Mobirise: Responsive Web Design Made Easy (and Free)
Talking about website builders, we have a plethora of options. But those that simply build a site as fast as 123 are few. Mobirise is the quickest builder I ever ran across.
Most small businesses don’t aim at delivering the most innovative website ever. All they want is a digital representation of their business on the web. Sure it’s supposed to look quite decent and not as if it was born yesterday. But it doesn’t have to be cutting edge technology either.
So what do these businesses or brands (which includes the many lone-wolf freelancers out there) really need? They need content, and they need a website that works across devices so that their content has the chance to get noticed. That’s about it.
Mobirise is a website builder that comes as an installable app for Windows and MacOS. The app is completely free to use, only some themes and extensions are available as a paid offering. The installation is done in two minutes, no information is requested. I had the software running faster than any web-based site builder I know.
Technologically, Mobirise utilizes the Bootstrap framework, thus creating plain HTML and CSS and not those cluttered messes that old-age website builder software such as FrontPage or NetObjects spat out. The coming update will base on Bootstrap 4 and include new technologies such as Flexbox under the hood. With Mobirise you use Bootstrap without even knowing or needing to know it.
The website builder is not a feature monster, however. Instead, it concentrates closely on delivering a well-structured web design that runs across devices. This certainly comes with some compromises that had to be made to keep things simple.
When you installed and first started Mobirise, you will be prompted to register for an account. You don’t give away too much information, an email address is all it takes. After that, you find yourself in design mode immediately. Mobirise comes with a theme that includes a modern hero image and some bold typography plus two ghost buttons. This is a contemporary presentation.
All the editing is done in WYSIWYG. The visual editor works in a view that closely resembles the final output to the browser. Code is not only unnecessary but even impossible to use. You can buy a code editor if you really need one – but, in my opinion, that would destroy the concept of Mobirise. So keep it simple and stay away from the code.
Mobirise: Themes, Blocks, and Extensions
Each time you start Mobirise it will by default load the theme called “Mobirise 3”. Themes are containers for blocks in specific designs and can be downloaded for free; some paid from within the application. Click the hamburger menu on the left side and choose “Extensions & Themes.”
To change the overall theme of your website you will have to create a new one under “Sites” > “Create New Site”. Here you can choose from the installed themes.
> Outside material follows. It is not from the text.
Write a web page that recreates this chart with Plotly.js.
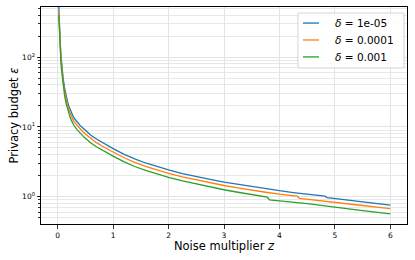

The default site will always run with the default theme and cannot be changed.
Sites Made from Building Blocks
A website is put together by arranging so-called blocks. Blocks sit below each other and can be freely sorted. Just drag them around and change their order. Blocks can only sit below or above each other, however. They cannot sit side by side. Offering such an option would make the process much more complex when it comes to responsiveness.
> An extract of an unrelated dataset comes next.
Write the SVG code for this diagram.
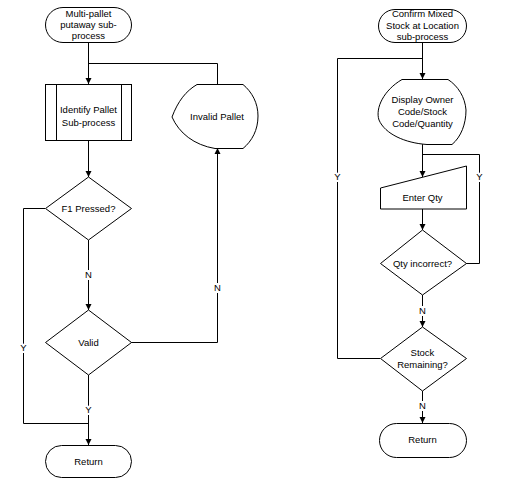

Blocks are never single elements. Instead, they consist of a combination of elements that make sense in their given context. This is another simplification that limits possibilities but turns into feasible results pretty quickly.
Once a block is set, each element inside it can be edited separately. Text is to directly from the front-end. Media elements are configured using dialog modals. Images can be uploaded or taken from a small library of free images included in Mobirise.
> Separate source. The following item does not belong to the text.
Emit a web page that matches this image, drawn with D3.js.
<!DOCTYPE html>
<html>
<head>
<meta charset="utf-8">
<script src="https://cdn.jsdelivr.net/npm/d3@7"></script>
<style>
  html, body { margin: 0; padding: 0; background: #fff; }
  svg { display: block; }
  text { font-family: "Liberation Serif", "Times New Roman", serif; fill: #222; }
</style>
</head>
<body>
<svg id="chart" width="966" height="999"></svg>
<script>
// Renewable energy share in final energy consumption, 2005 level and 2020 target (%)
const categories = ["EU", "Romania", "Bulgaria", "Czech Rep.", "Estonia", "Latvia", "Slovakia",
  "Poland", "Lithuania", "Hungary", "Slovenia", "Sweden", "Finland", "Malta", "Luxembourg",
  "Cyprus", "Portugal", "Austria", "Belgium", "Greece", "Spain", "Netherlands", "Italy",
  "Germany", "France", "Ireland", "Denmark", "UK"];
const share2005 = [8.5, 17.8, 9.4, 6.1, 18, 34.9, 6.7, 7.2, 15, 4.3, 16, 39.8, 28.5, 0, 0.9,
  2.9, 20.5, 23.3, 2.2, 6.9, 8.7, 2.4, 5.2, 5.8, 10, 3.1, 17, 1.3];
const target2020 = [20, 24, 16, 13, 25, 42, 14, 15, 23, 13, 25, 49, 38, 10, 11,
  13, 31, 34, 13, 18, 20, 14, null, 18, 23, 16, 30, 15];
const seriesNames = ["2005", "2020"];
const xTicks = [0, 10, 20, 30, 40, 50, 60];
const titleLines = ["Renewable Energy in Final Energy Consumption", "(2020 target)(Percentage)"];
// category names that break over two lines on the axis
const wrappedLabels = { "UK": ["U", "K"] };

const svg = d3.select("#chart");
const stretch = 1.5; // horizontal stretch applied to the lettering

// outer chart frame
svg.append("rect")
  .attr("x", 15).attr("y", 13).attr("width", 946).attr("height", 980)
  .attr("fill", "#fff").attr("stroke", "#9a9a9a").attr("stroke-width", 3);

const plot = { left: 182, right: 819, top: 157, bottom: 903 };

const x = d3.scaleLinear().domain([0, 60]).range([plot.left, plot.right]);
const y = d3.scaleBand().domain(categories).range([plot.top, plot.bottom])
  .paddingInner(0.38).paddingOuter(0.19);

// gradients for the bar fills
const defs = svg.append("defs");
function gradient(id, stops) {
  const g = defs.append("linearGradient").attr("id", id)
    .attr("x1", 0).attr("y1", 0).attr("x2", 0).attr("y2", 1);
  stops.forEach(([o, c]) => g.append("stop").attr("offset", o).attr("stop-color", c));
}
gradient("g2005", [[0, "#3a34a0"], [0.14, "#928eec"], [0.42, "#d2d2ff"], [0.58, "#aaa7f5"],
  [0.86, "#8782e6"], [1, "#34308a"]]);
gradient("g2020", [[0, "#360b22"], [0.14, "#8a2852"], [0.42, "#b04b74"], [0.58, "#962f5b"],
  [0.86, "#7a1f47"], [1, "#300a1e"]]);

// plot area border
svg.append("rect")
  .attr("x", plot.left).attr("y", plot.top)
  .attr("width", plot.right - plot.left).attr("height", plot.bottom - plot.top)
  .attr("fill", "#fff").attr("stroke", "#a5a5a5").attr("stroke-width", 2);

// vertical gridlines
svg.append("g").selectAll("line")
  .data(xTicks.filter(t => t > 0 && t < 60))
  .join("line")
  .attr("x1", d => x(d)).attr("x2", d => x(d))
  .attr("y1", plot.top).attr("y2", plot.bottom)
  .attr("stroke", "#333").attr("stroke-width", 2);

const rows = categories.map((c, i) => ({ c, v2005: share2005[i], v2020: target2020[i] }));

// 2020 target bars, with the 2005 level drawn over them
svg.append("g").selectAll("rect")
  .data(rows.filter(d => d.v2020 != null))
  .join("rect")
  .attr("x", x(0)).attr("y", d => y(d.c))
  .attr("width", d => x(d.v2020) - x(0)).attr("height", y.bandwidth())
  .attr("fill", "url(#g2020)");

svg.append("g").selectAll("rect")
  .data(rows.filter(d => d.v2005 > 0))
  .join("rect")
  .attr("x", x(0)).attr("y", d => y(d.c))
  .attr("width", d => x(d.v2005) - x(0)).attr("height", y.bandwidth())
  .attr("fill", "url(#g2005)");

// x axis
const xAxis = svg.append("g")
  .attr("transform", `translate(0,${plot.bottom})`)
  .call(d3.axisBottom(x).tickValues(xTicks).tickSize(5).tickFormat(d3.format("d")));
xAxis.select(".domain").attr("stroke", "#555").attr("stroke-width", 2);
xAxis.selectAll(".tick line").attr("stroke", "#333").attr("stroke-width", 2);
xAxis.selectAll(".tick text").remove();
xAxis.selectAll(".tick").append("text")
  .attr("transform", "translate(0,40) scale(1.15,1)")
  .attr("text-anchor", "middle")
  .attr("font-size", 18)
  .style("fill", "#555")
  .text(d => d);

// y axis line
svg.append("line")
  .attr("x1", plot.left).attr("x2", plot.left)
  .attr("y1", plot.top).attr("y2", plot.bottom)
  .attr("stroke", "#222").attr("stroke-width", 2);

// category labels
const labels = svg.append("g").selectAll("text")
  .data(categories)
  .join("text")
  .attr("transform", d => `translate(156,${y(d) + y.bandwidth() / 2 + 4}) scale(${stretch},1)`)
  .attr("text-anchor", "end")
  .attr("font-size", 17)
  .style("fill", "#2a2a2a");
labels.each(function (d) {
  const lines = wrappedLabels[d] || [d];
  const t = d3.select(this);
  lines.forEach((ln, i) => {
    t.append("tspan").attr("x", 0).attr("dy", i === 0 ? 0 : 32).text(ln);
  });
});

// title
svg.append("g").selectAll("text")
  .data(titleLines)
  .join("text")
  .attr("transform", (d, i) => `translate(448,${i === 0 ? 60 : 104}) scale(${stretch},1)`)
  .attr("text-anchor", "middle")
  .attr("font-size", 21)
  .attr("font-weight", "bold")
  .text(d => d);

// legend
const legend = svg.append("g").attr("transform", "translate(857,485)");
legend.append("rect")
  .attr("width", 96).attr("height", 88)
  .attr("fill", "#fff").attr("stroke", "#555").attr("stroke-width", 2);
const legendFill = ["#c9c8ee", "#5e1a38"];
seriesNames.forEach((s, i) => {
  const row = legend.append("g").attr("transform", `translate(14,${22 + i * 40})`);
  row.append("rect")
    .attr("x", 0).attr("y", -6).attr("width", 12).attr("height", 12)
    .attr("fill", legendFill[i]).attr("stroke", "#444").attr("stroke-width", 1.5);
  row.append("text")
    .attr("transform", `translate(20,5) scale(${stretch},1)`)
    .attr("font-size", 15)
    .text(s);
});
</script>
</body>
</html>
Extend Functionality with Extensions
Besides the more design-related blocks, you will find the so-called extensions. Blocks with extensions offer additional functionality. There are extensions for integrating Google Analytics or Soundcloud, social media or specialties such as the EU cookie legislation disclaimer.
Once you get the concept, you will get to results quickly. There is no learning curve involved, Mobirise is absolutely straightforward, almost intuitive.
At any time during the process, you can change the viewport to see how your site will look on tablets, phones or desktop. If you need to know it for sure, click the eye icon and have the site shown in the default browser of your operating system. If you like what you see and are finished setting and altering blocks, click on “Publish”.
Publish to Local, FTP or Github
Different from the rest, Mobirise allows you to publish the site locally, on your own web space and as a Github page, with more options under development. After first publication, you could opt to only publish the changed parts. This saves time and is an option I wish I had had when I was still stuck with NetObjects. I did a small text edit, still, the whole project had to be reexported and uploaded. How I hated that…
Now Go Create
That’s about all there is to know to get started with Mobirise. Should you now wonder how to design your own themes and blocks for Mobirise I have to tell you that you can’t. At least at the moment creating your own themes is not possible. The staff behind Mobirise are working to provide a developer API which will make this and other things possible but that’s not there at the moment.
I am not too keen to see Mobirise opening up to custom designs. The tool is fast and simple. And that’s an advantage in itself. Opening it up invites clutter. I understand that it would be a bold move to keep the system closed business-wise, but I’d like to keep me a five-minute website option close to heart.
Now go and check it out. Did I mention that it’s free?